Waiting under a tree for the apocalypse to be over. I’m mostly in denial about it, “it won’t be that bad, or that long”. I’ve stockpiled soft drinks. One night, I must I hide inside my neighbors’ converted rest stop bathrooms, plastic panels enclosing it from the wind. I just barely close the doors while a killer cop stalking the neighborhood searches the place. I manage to lock myself behind the supply closet door. He kills everyone else.
After that, I decide living away from [former] civilization is safer. I hole up in a country house in a small coastal community isolated from the damage of society. We’re glad to have no idea what’s going on, we just see the consequences — like a massive locust swarm passing through one day.

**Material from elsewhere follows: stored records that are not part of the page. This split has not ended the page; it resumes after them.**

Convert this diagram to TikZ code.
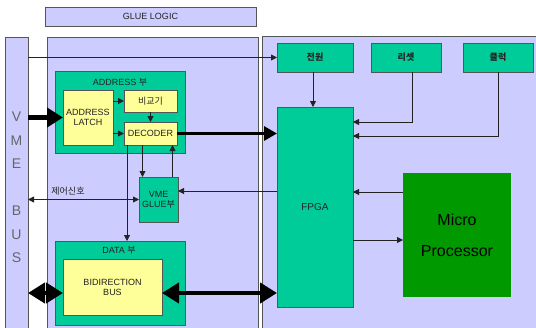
\documentclass[tikz,border=0pt]{standalone}
\usepackage{fontspec}
\setmainfont{Liberation Sans}
\newfontfamily\kr{Noto Sans CJK KR}
\usetikzlibrary{arrows.meta}
\definecolor{lav}{HTML}{CCCCFF}
\definecolor{tgreen}{HTML}{00CC99}
\definecolor{ylw}{HTML}{FFFF99}
\definecolor{dgreen}{HTML}{009900}
\definecolor{edge}{HTML}{555555}
\definecolor{txt}{HTML}{222222}
\begin{document}
\begin{tikzpicture}[x=1pt,y=-1pt,
  every node/.style={inner sep=0pt,outer sep=0pt,anchor=north west,align=center,text=txt,font=\fontsize{9}{10}\selectfont},
  panel/.style={draw=edge,line width=0.9pt,fill=lav},
  gbox/.style={draw=edge,line width=0.8pt,fill=tgreen},
  ybox/.style={draw=edge,line width=0.8pt,fill=ylw},
  thin/.style={draw=txt,line width=0.8pt,-{Triangle[length=6pt,width=6pt]}},
  thinboth/.style={draw=txt,line width=0.8pt,{Triangle[length=6pt,width=6pt]}-{Triangle[length=6pt,width=6pt]}},
  thick/.style={draw=black,line width=3pt,-{Triangle[length=13pt,width=14pt]}},
  thicker/.style={draw=black,line width=4.5pt,-{Triangle[length=16pt,width=19pt]}},
  thickboth/.style={draw=black,line width=4.5pt,{Triangle[length=17pt,width=20pt]}-{Triangle[length=17pt,width=20pt]}}
]
\useasboundingbox (0,0) rectangle (536,327);
\fill[white] (0,0) rectangle (536,327);
% panels
\node[panel,minimum width=211pt,minimum height=19pt] (glue) at (45,7) {GLUE LOGIC};
\node[panel,minimum width=23pt,minimum height=295pt] (vme) at (5,37) {};
\node[panel,minimum width=211pt,minimum height=295pt] (mid) at (47,37) {};
\node[panel,minimum width=280pt,minimum height=295pt] (right) at (262,36) {};
\node[anchor=center,text=black!60,font=\fontsize{14}{23.5}\selectfont] (vmetext) at (16.5,187.5) {V\\M\\E\\[23.5pt]B\\U\\S};
% left blocks
\node[gbox,minimum width=130pt,minimum height=82pt] (addr) at (55,71) {};
\node[anchor=center] (addrlbl) at (120,82) {ADDRESS {\kr 부}};
\node[ybox,minimum width=50pt,minimum height=55pt] (latch) at (63,90) {ADDRESS\\LATCH};
\node[ybox,minimum width=53pt,minimum height=22pt] (cmp) at (124,90) {\kr 비교기};
\node[ybox,minimum width=53pt,minimum height=23pt] (dec) at (124,122) {DECODER};
\node[gbox,minimum width=39pt,minimum height=45pt] (vglue) at (139,177) {VME\\GLUE{\kr 부}};
\node[anchor=center] (ctrl) at (68,191) {\kr 제어신호};
\node[gbox,minimum width=130pt,minimum height=84pt] (data) at (55,241) {};
\node[anchor=center] (datalbl) at (119,250) {DATA {\kr 부}};
\node[ybox,minimum width=99pt,minimum height=56pt] (bidir) at (63,259) {BIDIRECTION\\BUS};
% right blocks
\node[gbox,minimum width=76pt,minimum height=29pt] (pwr) at (277,43) {\kr\bfseries 전원};
\node[gbox,minimum width=70pt,minimum height=29pt] (rst) at (371,43) {\kr\bfseries 리셋};
\node[gbox,minimum width=70pt,minimum height=29pt] (clk) at (463,43) {\kr\bfseries 클럭};
\node[gbox,minimum width=76pt,minimum height=200pt,font=\fontsize{10}{12}\selectfont] (fpga) at (277,107) {FPGA};
\node[draw=none,fill=dgreen,minimum width=108pt,minimum height=124pt,text=black,font=\fontsize{16}{31}\selectfont] (mp) at (403,173) {Micro\\Processor};
% connectors
\draw[thin] (vme.east |- pwr.west) -- (pwr.west);
\draw[thicker] (vme.east |- latch.west) -- (latch.west);
\draw[thin] (latch.east |- cmp.west) -- (cmp.west);
\draw[thin] (latch.east |- dec.west) -- (dec.west);
\draw[thin] (cmp.south) -- (dec.north);
\draw[thick] (dec.east) -- (dec.east -| fpga.west);
\draw[thin] ([xshift=-23.5pt]dec.south) -- ([xshift=-23.5pt]dec.south |- data.north);
\draw[thin] ([xshift=-8pt]dec.south) -- ([xshift=-8pt]dec.south |- vglue.north);
\draw[thin] ([xshift=14pt]vglue.north) -- ([xshift=14pt]vglue.north |- dec.south);
\draw[thinboth] (vme.east |- vglue.west) -- (vglue.west);
\draw[thin] (fpga.west |- 0,191) -- (vglue.east |- 0,191);
\draw[thin] (pwr.south -| 313,0) -- (fpga.north -| 313,0);
\draw[thin] ([xshift=6pt]rst.south) -- ([xshift=6pt]rst.south |- 0,122) -- (fpga.east |- 0,122);
\draw[thin] (clk.south) -- (clk.south |- 0,136) -- (fpga.east |- 0,136);
\draw[thin] (mp.west |- 0,192) -- (fpga.east |- 0,192);
\draw[thin] (fpga.east |- 0,240) -- (mp.west |- 0,240);
\draw[thickboth] (vme.east |- 0,293) -- (bidir.west |- 0,293);
\draw[thickboth] (bidir.east |- 0,293) -- (fpga.west |- 0,293);
\end{tikzpicture}
\end{document}
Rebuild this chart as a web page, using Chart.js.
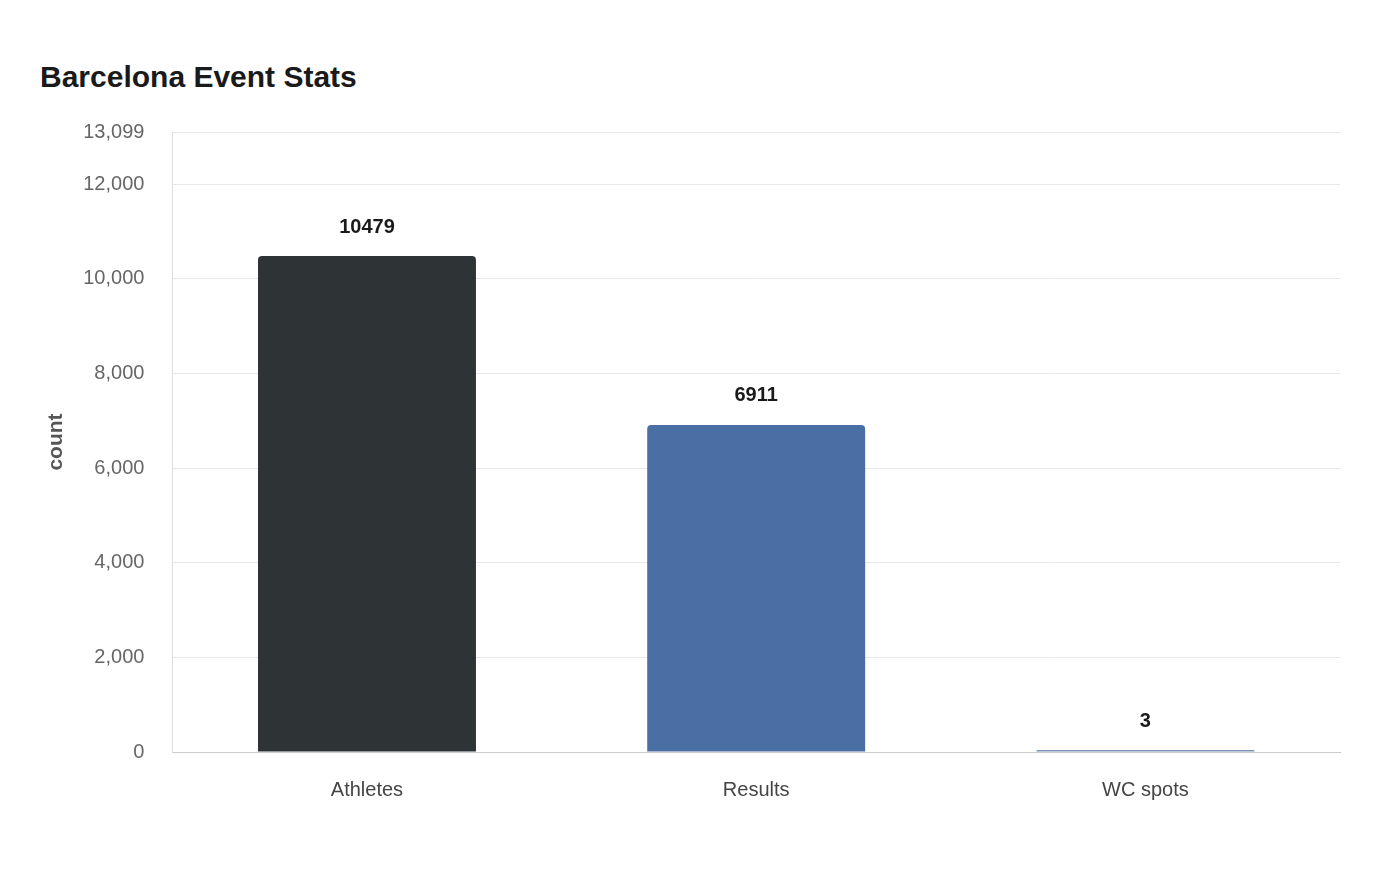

Our jungle island becomes an all-male commune. In the center stands a statue of a crab, whose long, colorful, plastic eyebrows I pose into a cartoonish expression of anger. It’s the same place as the restroom, years later. The “Crab People” chant starts up in my head. I show a video to a fellow commune member who reminds me of Vince Saunders or April Arcus, a video I shot just off our shore of a baby crab person. They watch, reflected, in a crevice-shaped mirror embedded into the hillside, scratched into squares. I leave via the narrow café on our northern exposure, eating a lone lost French fry left on a table.
In the backyard of our property, a steep pine-covered hill leads up to the neighbor’s building. It’s somehow the last address on the street, without any street leading to it. They yell down at us trying to get some kind of assistance. We gather around the backyard pond, someone leads us to shout their name all at the same time: “Hot Chocolate!” Thus amplified, we proceed to pack up their deliveries, and I trudge up the sandy slope.
I expect it to find a vineyard-like rich-people estate of stone walls, but it’s more of a spacious modern apartment tower. I carry two deliveries in oversized Munchery bags. Ring the buzzer of apartment 517, just around the corner from the actual door (confusing, a bit). It’s Dav Yagunuma’s place, and he’s pleased to see me as it’s been awhile. My other delivery is for a game design studio, the door covered in hand-scrawled notes. It’s the studio that makes the Myst games. Suitably puzzling, they have a peephole on their door labeled “channel” and a note saying if you wish to “alter the terms of your entranceship” look through the peephole and figure things out.
I never looked, but somehow I know the other side was like a steampunk café/lounge from another dream, 2nd floor catwalks, leather benches, Don Bruce in fine regalia. The riches of old San Francisco, perhaps.